Участие распространялось даже на те группы, деятельность которых была ему не очень близка. Это не в последнюю очередь видно в истории возникновения литературного объединения «Круг» (1935), которое основывалось на сопричастности как интенции и организующем принципе. По воспоминаниям современников, искусства, включая поэтическое, не входили в поле его ближайших интересов. «Его можно было встретить на концерте и на художественной выставке, – писал Федотов. – Но эстетическое не нашло места в его миросозерцании» [20, 324]. Тем не менее, узнав о бедственном положении «молодых монпарнасцев», он создает «Круг», чтобы их поддержать – и одновременно сформировать то ядро или «внутренний круг», к которому со временем будут притягиваться творческие силы – не только люди искусства, но педагоги, врачи, люди умственных профессий, священники; из них, по замыслу Фондаминского, должен был образоваться и благодаря им распространиться Орден – сначала в изгнании, а когда придет пора, – и в России. Исключительность этого начинания состояла еще и в том, что оно открывало возможность преодолеть разобщенность и вызванное ею деление на «лагеря» внутри эмиграции. В большинстве литературных, художнических, артистических эмигрантских объединений отношения между их членами определялись не только общностью мировоззренческих и эстетических установок, но также взаимной состязательностью, иногда крайне жесткой, и в ней виделось свидетельство напряженности художественных поисков и насыщенности творческой жизни. «Круг», по замыслу его создателя и жертвователя, должен был держаться на помощи участников объединения друг другу. Фондаминский дал объединению некоторый начальный капитал, однако по установленному основателем правилу, каждая последующая книга могла быть издана только на средства, полученные после продажи предыдущей, что побуждало участников заботиться о представлении книг своих «монпарнасских собратьев», устраивать литературные вечера и балы в пользу друг друга. Сам Фондаминский тоже участвовал в организации таких вечером, причем не только для «своих» начинаний. Например, известно, что он продавал билеты на первый вечер в пользу еще тогда мало кому известного В. Набокова (при том, что ценителем его прозы не был) и еще до начала вечера вручил ему сумму в три тысячи фунтов[94]

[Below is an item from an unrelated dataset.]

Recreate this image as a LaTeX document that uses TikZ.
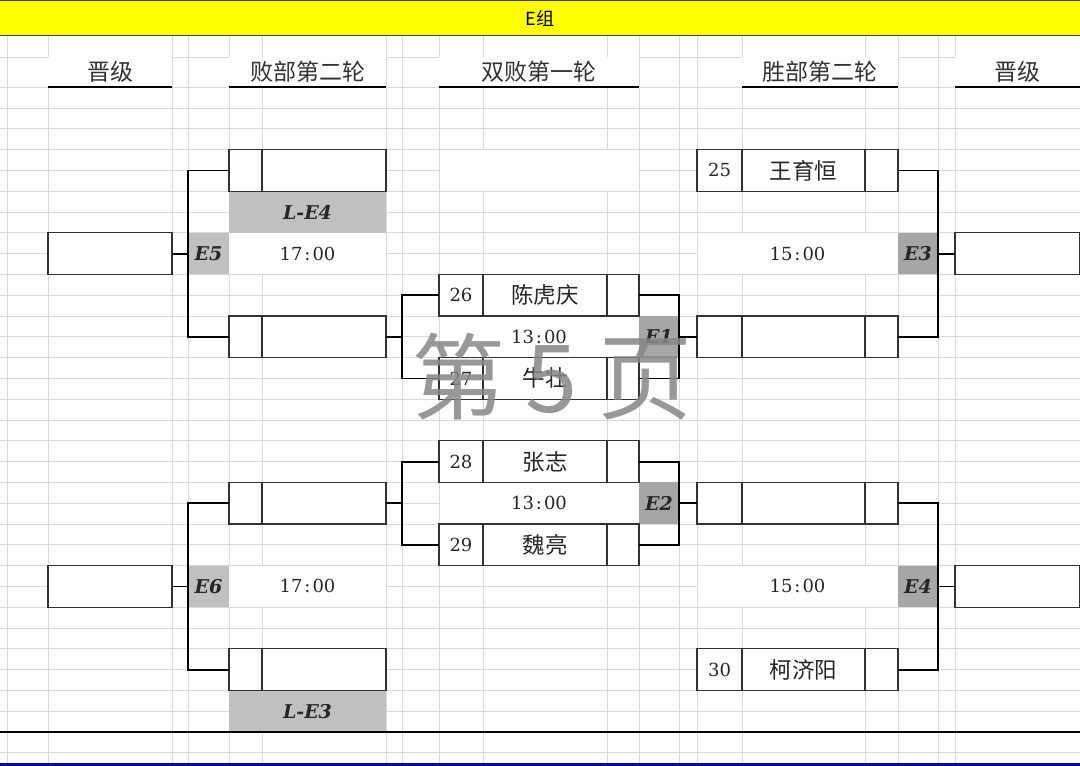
\documentclass[tikz,border=0pt]{standalone}
\usepackage{fontspec}
\newfontfamily\cjk{Noto Sans CJK SC}
\newfontfamily\digf{DejaVu Serif}
\definecolor{gridc}{RGB}{218,218,218}
\definecolor{boxc}{RGB}{50,50,50}
\definecolor{lgray}{RGB}{192,192,192}
\definecolor{dgray}{RGB}{166,166,166}
\definecolor{barY}{RGB}{255,255,0}
\definecolor{navyc}{RGB}{10,10,150}
\definecolor{wmc}{RGB}{135,135,135}
\begin{document}
\begin{tikzpicture}[x=1pt,y=-1pt,
  gridline/.style={draw=gridc,line width=0.8pt},
  cell/.style={draw=boxc,line width=1.1pt,fill=white,inner sep=0pt,outer sep=0pt,minimum height=41.6pt},
  numcell/.style={cell,text=black!85,font={\digf\fontsize{18}{22}\selectfont}},
  namecell/.style={cell,text=black!85,font={\cjk\fontsize{22.5}{26}\selectfont}},
  plain/.style={fill=white,inner sep=0pt,outer sep=0pt,minimum height=41.6pt,text=black!85,font={\digf\fontsize{18}{22}\selectfont}},
  tagL/.style={fill=lgray,inner sep=0pt,outer sep=0pt,minimum height=41.6pt,text=black!85,font={\digf\bfseries\itshape\fontsize{19}{22}\selectfont}},
  tagD/.style={fill=dgray,inner sep=0pt,outer sep=0pt,minimum height=41.6pt,text=black!85,font={\digf\bfseries\itshape\fontsize{19}{22}\selectfont}},
  hdr/.style={fill=white,inner sep=0pt,outer sep=0pt,minimum height=30pt,text=black!80,font={\cjk\fontsize{23}{26}\selectfont}},
  hline/.style={black,line width=2pt},
  br/.style={black,line width=1.8pt},
  wm/.style={text=wmc,opacity=0.85,inner sep=0pt,font={\cjk\fontsize{94}{100}\selectfont}}
]
\useasboundingbox (0,0) rectangle (1080,766);
\fill[white] (0,0) rectangle (1080,766);
% grid
\foreach \x in {7,48,172,188,229,262,386,402,439,483,607,639,679,697,742,865,898,938,955}
  \draw[gridline] (\x,36) -- (\x,766);
\foreach \y in {57,87}
  \draw[gridline] (0,\y) -- (1080,\y);
\foreach \k in {0,...,31}
  \draw[gridline] (0,108+20.8*\k) -- (1080,108+20.8*\k);
% merged white area in centre column
\fill[white] (439.6,150.2) rectangle (638.4,190.6);
% title bar
\fill[barY] (0,0) rectangle (1080,36);
\draw[black!75,line width=1.2pt] (0,0.6) -- (1080,0.6);
\draw[black!75,line width=1.2pt] (0,35.4) -- (1080,35.4);
\node[inner sep=0pt,font={\cjk\fontsize{18}{20}\selectfont}] (title) at (540,18) {E组};
% headers
\node[hdr,minimum width=124pt] (h1) at (110,72) {晋级};
\node[hdr,minimum width=157pt] (h2) at (307.5,72) {败部第二轮};
\node[hdr,minimum width=200pt] (h3) at (539,72) {双败第一轮};
\node[hdr,minimum width=156pt] (h4) at (820,72) {胜部第二轮};
\node[hdr,minimum width=125pt] (h5) at (1017.5,72) {晋级};
\foreach \h in {h1,h2,h3,h4,h5}
  \draw[hline] (\h.south west) -- (\h.south east);
% merged time cells and tags
\node[tagL,minimum width=157pt] (LE4) at (307.5,212) {L-E4};
\node[tagL,minimum width=157pt] (LE3) at (307.5,711.2) {L-E3};
\node[tagL,minimum width=41pt] (E5) at (208.5,253.6) {E5};
\node[tagL,minimum width=41pt] (E6) at (208.5,586.4) {E6};
\node[tagD,minimum width=40pt] (E1) at (659,336.8) {E1};
\node[tagD,minimum width=40pt] (E2) at (659,503.2) {E2};
\node[tagD,minimum width=40pt] (E3) at (918,253.6) {E3};
\node[tagD,minimum width=40pt] (E4) at (918,586.4) {E4};
\node[plain,minimum width=157pt] (t1) at (307.5,253.6) {17\hspace{2pt}:\hspace{2pt}00};
\node[plain,minimum width=157pt] (t2) at (307.5,586.4) {17\hspace{2pt}:\hspace{2pt}00};
\node[plain,minimum width=199pt] (t3) at (539,336.8) {13\hspace{2pt}:\hspace{2pt}00};
\node[plain,minimum width=199pt] (t4) at (539,503.2) {13\hspace{2pt}:\hspace{2pt}00};
\node[plain,minimum width=200pt] (t5) at (797.5,253.6) {15\hspace{2pt}:\hspace{2pt}00};
\node[plain,minimum width=200pt] (t6) at (797.5,586.4) {15\hspace{2pt}:\hspace{2pt}00};
% bottom rule
\draw[black,line width=2pt] (0,732) -- (1080,732);
\fill[navyc] (0,763) rectangle (1080,766);
% junction points of the bracket connectors
\coordinate (j1) at (402,336.8);
\coordinate (j2) at (402,503.2);
% left promotion boxes
\node[cell,minimum width=124pt] (Q1) at (110,253.6) {};
\node[cell,minimum width=124pt] (Q2) at (110,586.4) {};
% right promotion boxes
\node[cell,minimum width=125pt] (Q3) at (1017.5,253.6) {};
\node[cell,minimum width=125pt] (Q4) at (1017.5,586.4) {};
% losers round 2 boxes
\node[numcell,minimum width=33pt] (An) at (245.5,170.4) {};
\node[namecell,minimum width=124pt] (Ap) at (324,170.4) {};
\node[numcell,minimum width=33pt] (Bn) at (245.5,336.8) {};
\node[namecell,minimum width=124pt] (Bp) at (324,336.8) {};
\node[numcell,minimum width=33pt] (Cn) at (245.5,503.2) {};
\node[namecell,minimum width=124pt] (Cp) at (324,503.2) {};
\node[numcell,minimum width=33pt] (Dn) at (245.5,669.6) {};
\node[namecell,minimum width=124pt] (Dp) at (324,669.6) {};
% double-loss round 1 boxes
\node[numcell,minimum width=44pt] (n26) at (461,295.2) {26};
\node[namecell,minimum width=124pt] (p26) at (545,295.2) {陈虎庆};
\node[numcell,minimum width=32pt] (s26) at (623,295.2) {};
\node[numcell,minimum width=44pt] (n27) at (461,378.4) {27};
\node[namecell,minimum width=124pt] (p27) at (545,378.4) {牛壮};
\node[numcell,minimum width=32pt] (s27) at (623,378.4) {};
\node[numcell,minimum width=44pt] (n28) at (461,461.6) {28};
\node[namecell,minimum width=124pt] (p28) at (545,461.6) {张志};
\node[numcell,minimum width=32pt] (s28) at (623,461.6) {};
\node[numcell,minimum width=44pt] (n29) at (461,544.8) {29};
\node[namecell,minimum width=124pt] (p29) at (545,544.8) {魏亮};
\node[numcell,minimum width=32pt] (s29) at (623,544.8) {};
% winners round 2 boxes
\node[numcell,minimum width=45pt] (n25) at (719.5,170.4) {25};
\node[namecell,minimum width=123pt] (p25) at (803.5,170.4) {王育恒};
\node[numcell,minimum width=33pt] (s25) at (881.5,170.4) {};
\node[numcell,minimum width=45pt] (wan) at (719.5,336.8) {};
\node[namecell,minimum width=123pt] (wap) at (803.5,336.8) {};
\node[numcell,minimum width=33pt] (was) at (881.5,336.8) {};
\node[numcell,minimum width=45pt] (wbn) at (719.5,503.2) {};
\node[namecell,minimum width=123pt] (wbp) at (803.5,503.2) {};
\node[numcell,minimum width=33pt] (wbs) at (881.5,503.2) {};
\node[numcell,minimum width=45pt] (n30) at (719.5,669.6) {30};
\node[namecell,minimum width=123pt] (p30) at (803.5,669.6) {柯济阳};
\node[numcell,minimum width=33pt] (s30) at (881.5,669.6) {};
% connectors
\draw[br] (An.west) -| (E5.west) |- (Bn.west);
\draw[br] (E5.west) -- (Q1.east);
\draw[br] (Cn.west) -| (E6.west) |- (Dn.west);
\draw[br] (E6.west) -- (Q2.east);
\draw[br] (Bp.east) -- (j1);
\draw[br] (n26.west) -| (j1) |- (n27.west);
\draw[br] (Cp.east) -- (j2);
\draw[br] (n28.west) -| (j2) |- (n29.west);
\draw[br] (s26.east) -| (E1.east) |- (s27.east);
\draw[br] (E1.east) -- (wan.west);
\draw[br] (s28.east) -| (E2.east) |- (s29.east);
\draw[br] (E2.east) -- (wbn.west);
\draw[br] (s25.east) -| (E3.east) |- (was.east);
\draw[br] (E3.east) -- (Q3.west);
\draw[br] (wbs.east) -| (E4.east) |- (s30.east);
\draw[br] (E4.east) -- (Q4.west);
% watermark
\node[wm] (mark) at (552,377) {第\hspace{20pt}5\hspace{20pt}页};
\end{tikzpicture}
\end{document}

.Другая важная особенность «Круга» состояла в том, что он объединял не только представителей противоборствующих идейных и эстетических групп, но старшее и младшее поколения эмиграции, между которыми уже в конце 1920-х годов наметилось явное противостояние. По словам одного из наиболее ярких «монпарнасцев» В.Варшавского, не испытывая особого пристрастия к поэзии и прозе молодых «русских парижан», Фондаминский «сердцем чувствовал отверженность монпарнасских «огарочников» и начал приглашать их к себе на собрания» [6, 247], благодаря чему постепенно «начали налаживаться разговоры» [6, 228]. Участие в общем деле и сопричастность – посредством общего дела – судьбам друг друга, если не снимали, то ослабляли противоречие, которое казалось неразрешимым на уровне идейных споров.

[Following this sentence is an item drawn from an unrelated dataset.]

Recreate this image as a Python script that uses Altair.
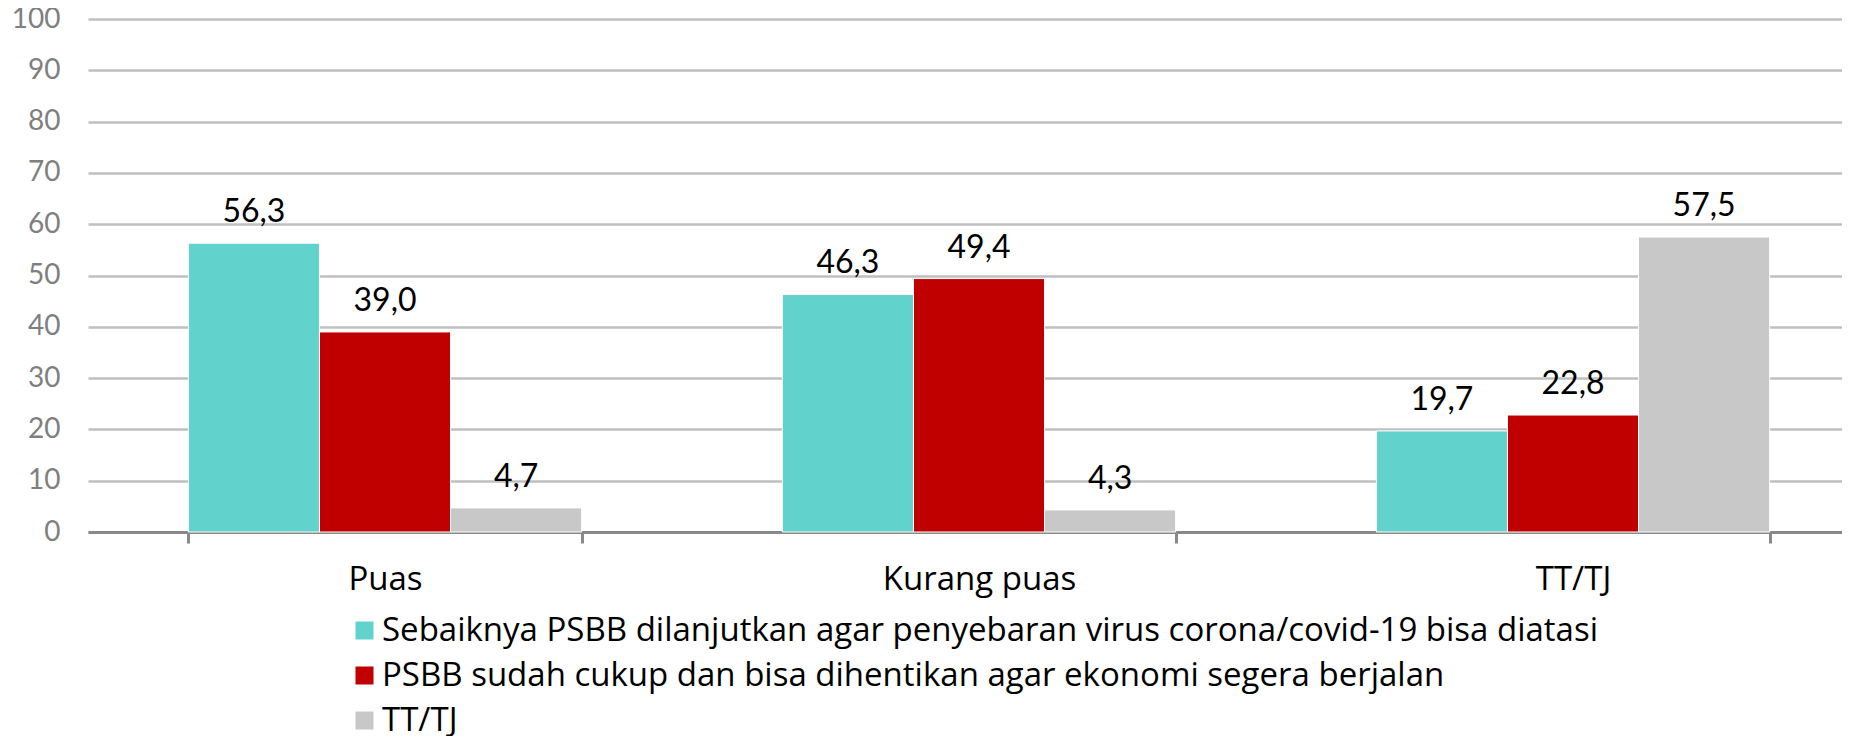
import altair as alt
import pandas as pd

categories = ["Puas", "Kurang puas", "TT/TJ"]
series = [
    "Sebaiknya PSBB dilanjutkan agar penyebaran virus corona/covid-19 bisa diatasi",
    "PSBB sudah cukup dan bisa dihentikan agar ekonomi segera berjalan",
    "TT/TJ",
]
values_s1 = [56.3, 46.3, 19.7]
values_s2 = [39.0, 49.4, 22.8]
values_s3 = [4.7, 4.3, 57.5]
colors = ["#62D2CD", "#C00000", "#C8C8C8"]
y_ticks = [0, 10, 20, 30, 40, 50, 60, 70, 80, 90, 100]

rows = []
for s, vals in zip(series, [values_s1, values_s2, values_s3]):
    for c, v in zip(categories, vals):
        rows.append({"kategori": c, "seri": s, "nilai": v,
                     "label": f"{v:.1f}".replace(".", ",")})
df = pd.DataFrame(rows)

FONT = "Lato"
FONT2 = "Open Sans"

x = alt.X("kategori:N", sort=categories,
          scale=alt.Scale(range=[0, 1782], paddingInner=0.338, paddingOuter=0.169),
          axis=alt.Axis(title=None, labelAngle=0, tickBand="extent", labelLimit=0,
                        labelFontSize=33, labelFont=FONT2, labelColor="#000000",
                        labelPadding=20, tickSize=11, tickWidth=3, tickColor="#898989",
                        domainColor="#898989", domainWidth=3, grid=False))
xo = alt.XOffset("seri:N", sort=series, scale=alt.Scale(paddingInner=0, paddingOuter=0))
y = alt.Y("nilai:Q", scale=alt.Scale(domain=[0, 100], nice=False),
          axis=alt.Axis(title=None, values=y_ticks, ticks=False, domain=False,
                        labelFontSize=28, labelFont=FONT, labelColor="#7F7F7F",
                        labelPadding=28, grid=True, gridColor="#BFBFBF", gridWidth=2.5))
color = alt.Color("seri:N", sort=series,
                  scale=alt.Scale(domain=series, range=colors),
                  legend=alt.Legend(title=None, orient="none", legendX=260, legendY=595,
                                    symbolType="square", symbolSize=324, symbolStrokeWidth=0,
                                    labelFontSize=33, labelFont=FONT2, labelColor="#000000",
                                    labelLimit=0, labelOffset=1, rowPadding=11))

bars = alt.Chart(df).mark_bar(stroke="white", strokeWidth=1).encode(
    x=x, xOffset=xo, y=y, color=color)
labels = alt.Chart(df).mark_text(fontSize=32, font=FONT, color="#000000",
                                 baseline="alphabetic", dy=-21).encode(
    x=x, xOffset=xo, y=y, text="label:N")

chart = (bars + labels).properties(
    width=1754, height=513,
    autosize=alt.AutoSizeParams(type="none"),
    padding={"left": 80, "top": 11, "right": 0, "bottom": 204},
).configure_view(stroke=None)

chart.save("out.html", embed_options={"renderer": "svg", "actions": False})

Именно сопричастность приводит Илью Фондаминского на улицу Лурмель 77, в основанное матерью Марией (Скобцовой) общежитие, и в объединение «Православное дело». Он приходит туда не только по любви к «разного рода собраниям» [19], но потому, что он нашел здесь наивысшее и самое чистое из всех возможных выражение «орденского духа», к тому же возвращающее орденскую идею в исторически породившую ее церковную среду. Этой идее, по его убеждению, была подчинена вся жизнь в обоих созданных матерью Марией домах – сначала на Виль-де-Сакс, а потом на улице Лурмель: здесь не просто кормили за символическую плату обедами и давали кров бездомным эмигрантам, но предлагали каждому стать участниками общего дела, творящего общую жизнь[95]

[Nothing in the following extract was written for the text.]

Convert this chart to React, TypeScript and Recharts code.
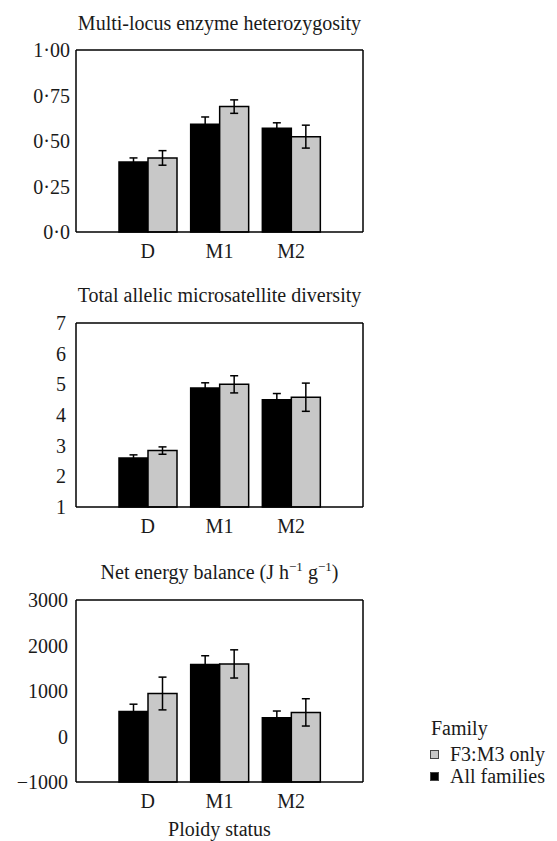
import React from 'react';
import { BarChart, Bar, XAxis, YAxis, ErrorBar } from 'recharts';

const categories = ['D', 'M1', 'M2'];

// Panel 1: Multi-locus enzyme heterozygosity
const hetAll = [0.385, 0.592, 0.57];
const hetAllErr = [0.022, 0.04, 0.03];
const hetF3 = [0.407, 0.689, 0.524];
const hetF3Err = [0.04, 0.037, 0.063];
const hetTicks = [0, 0.25, 0.5, 0.75, 1];
const hetTickLabels = ['0·0', '0·25', '0·50', '0·75', '1·00'];

// Panel 2: Total allelic microsatellite diversity
const allelAll = [2.6, 4.88, 4.5];
const allelAllErr = [0.1, 0.17, 0.2];
const allelF3 = [2.84, 5.0, 4.58];
const allelF3Err = [0.12, 0.28, 0.46];
const allelTicks = [1, 2, 3, 4, 5, 6, 7];
const allelTickLabels = ['1', '2', '3', '4', '5', '6', '7'];

// Panel 3: Net energy balance
const energyAll = [550, 1585, 410];
const energyAllErr = [160, 190, 150];
const energyF3 = [945, 1595, 530];
const energyF3Err = [360, 310, 300];
const energyTicks = [-1000, 0, 1000, 2000, 3000];
const energyTickLabels = ['−1000', '0', '1000', '2000', '3000'];

const seriesNames = ['All families', 'F3:M3 only'];
const legendTitle = 'Family';
const xAxisTitle = 'Ploidy status';

const FONT = '"Liberation Serif", "Times New Roman", serif';
const TEXT = '#1a1a1a';
const GRAY = '#c8c8c8';
const BLACK = '#000000';

function buildData(all: number[], allErr: number[], f3: number[], f3Err: number[]) {
  return categories.map((cat, i) => ({
    cat,
    all: all[i],
    allErr: allErr[i],
    f3: f3[i],
    f3Err: f3Err[i],
  }));
}

type PanelProps = {
  data: any[];
  ticks: number[];
  tickLabels: string[];
  title: React.ReactNode;
  top: number;
  height: number;
  titleTop: number;
  margin: { top: number; right: number; bottom: number; left: number };
  labelMargin: number;
};

function Panel({ data, ticks, tickLabels, title, top, height, titleTop, margin, labelMargin }: PanelProps) {
  const lo = ticks[0];
  const hi = ticks[ticks.length - 1];
  const fmt = (v: number) => {
    const idx = ticks.indexOf(v);
    return idx >= 0 ? tickLabels[idx] : String(v);
  };
  const axisLine = { stroke: BLACK, strokeWidth: 1.5 };
  const tickLine = { stroke: BLACK, strokeWidth: 1.5 };
  const tickStyle = { fontSize: 20, fontFamily: FONT, fill: TEXT };
  return (
    <>
      <div
        style={{
          position: 'absolute',
          left: 76,
          top: titleTop,
          width: 287,
          textAlign: 'center',
          fontSize: 20,
          lineHeight: '20px',
          fontFamily: FONT,
          color: TEXT,
          whiteSpace: 'nowrap',
        }}
      >
        {title}
      </div>
      <div style={{ position: 'absolute', left: 0, top, width: 400, height }}>
        <BarChart width={400} height={height} data={data} margin={margin} barGap={0} barSize={29}>
          <XAxis
            xAxisId="b"
            dataKey="cat"
            orientation="bottom"
            height={28}
            padding={{ left: 36, right: 36 }}
            axisLine={axisLine}
            tickLine={false}
            tickSize={0}
            tickMargin={12}
            tick={tickStyle}
            interval={0}
          />
          <XAxis
            xAxisId="t"
            dataKey="cat"
            orientation="top"
            mirror
            padding={{ left: 36, right: 36 }}
            axisLine={axisLine}
            tickLine={tickLine}
            tickSize={6}
            tick={false}
            interval={0}
          />
          <YAxis
            yAxisId="l"
            orientation="left"
            width={76}
            type="number"
            domain={[lo, hi]}
            ticks={ticks}
            interval={0}
            tickFormatter={fmt}
            axisLine={axisLine}
            tickLine={false}
            tickSize={0}
            tickMargin={labelMargin}
            tick={tickStyle}
          />
          <YAxis
            yAxisId="lm"
            orientation="left"
            mirror
            type="number"
            domain={[lo, hi]}
            ticks={ticks}
            interval={0}
            axisLine={false}
            tickLine={tickLine}
            tickSize={6}
            tick={false}
          />
          <YAxis
            yAxisId="r"
            orientation="right"
            mirror
            type="number"
            domain={[lo, hi]}
            ticks={ticks}
            interval={0}
            axisLine={axisLine}
            tickLine={tickLine}
            tickSize={6}
            tick={false}
          />
          <Bar
            xAxisId="b"
            yAxisId="l"
            name={seriesNames[0]}
            dataKey={(d: any) => [lo, d.all]}
            fill={BLACK}
            stroke={BLACK}
            strokeWidth={1.5}
            isAnimationActive={false}
          >
            <ErrorBar dataKey="allErr" width={4} stroke={BLACK} strokeWidth={1.5} isAnimationActive={false} />
          </Bar>
          <Bar
            xAxisId="b"
            yAxisId="l"
            name={seriesNames[1]}
            dataKey={(d: any) => [lo, d.f3]}
            fill={GRAY}
            stroke={BLACK}
            strokeWidth={1.5}
            isAnimationActive={false}
          >
            <ErrorBar dataKey="f3Err" width={4} stroke={BLACK} strokeWidth={1.5} isAnimationActive={false} />
          </Bar>
        </BarChart>
      </div>
    </>
  );
}

function LegendBox() {
  const itemStyle: React.CSSProperties = {
    display: 'flex',
    alignItems: 'center',
    height: 22,
    lineHeight: '22px',
  };
  const sq = (fill: string): React.CSSProperties => ({
    width: 7,
    height: 7,
    background: fill,
    border: '1px solid #444',
    marginRight: 11,
    marginLeft: 0,
    flex: 'none',
  });
  return (
    <div
      style={{
        position: 'absolute',
        left: 430,
        top: 718,
        fontFamily: FONT,
        fontSize: 20,
        color: TEXT,
        whiteSpace: 'nowrap',
      }}
    >
      <div style={{ lineHeight: '20px', marginLeft: 1, marginBottom: 5 }}>{legendTitle}</div>
      <div style={itemStyle}>
        <span style={sq(GRAY)} />
        <span>{seriesNames[1]}</span>
      </div>
      <div style={itemStyle}>
        <span style={sq(BLACK)} />
        <span>{seriesNames[0]}</span>
      </div>
    </div>
  );
}

export default function App() {
  const het = buildData(hetAll, hetAllErr, hetF3, hetF3Err);
  const allel = buildData(allelAll, allelAllErr, allelF3, allelF3Err);
  const energy = buildData(energyAll, energyAllErr, energyF3, energyF3Err);
  return (
    <div
      style={{
        position: 'absolute',
        left: 0,
        top: 0,
        width: 557,
        height: 841,
        background: '#ffffff',
        overflow: 'hidden',
        fontFamily: FONT,
      }}
    >
      <Panel
        data={het}
        ticks={hetTicks}
        tickLabels={hetTickLabels}
        title="Multi-locus enzyme heterozygosity"
        top={0}
        height={270}
        titleTop={13}
        margin={{ top: 50, right: 37, bottom: 10, left: 0 }}
        labelMargin={6}
      />
      <Panel
        data={allel}
        ticks={allelTicks}
        tickLabels={allelTickLabels}
        title="Total allelic microsatellite diversity"
        top={270}
        height={270}
        titleTop={285}
        margin={{ top: 53, right: 37, bottom: 5, left: 0 }}
        labelMargin={10}
      />
      <Panel
        data={energy}
        ticks={energyTicks}
        tickLabels={energyTickLabels}
        title={
          <span>
            Net energy balance (J h<sup style={{ fontSize: 13, verticalAlign: 'baseline', position: 'relative', top: -8 }}>−1</sup> g
            <sup style={{ fontSize: 13, verticalAlign: 'baseline', position: 'relative', top: -8 }}>−1</sup>)
          </span>
        }
        top={540}
        height={280}
        titleTop={562}
        margin={{ top: 60, right: 37, bottom: 10, left: 0 }}
        labelMargin={8}
      />
      <div
        style={{
          position: 'absolute',
          left: 76,
          top: 819,
          width: 287,
          textAlign: 'center',
          fontSize: 20,
          lineHeight: '20px',
          fontFamily: FONT,
          color: TEXT,
        }}
      >
        {xAxisTitle}
      </div>
      <LegendBox />
    </div>
  );
}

. Фондаминский сразу включается в жизнь лурмельского дома не только как один из самых щедрых жертвователей и уважаемый гость религиозно-философских встреч, на которые приглашались все без исключения жильцы[96]. Он становится участником повседневного «единодействия», а после оккупации возвращается из относительно безопасного Арканшона, где он проводил лето, в Париж и, несмотря на увещевания друзей и готовый паспорт, отказывается уехать в Америку – ради того, чтобы остаться с матерью Марией и «многими тихими, невидными и безымянными» [19], с ней и с ним связанными.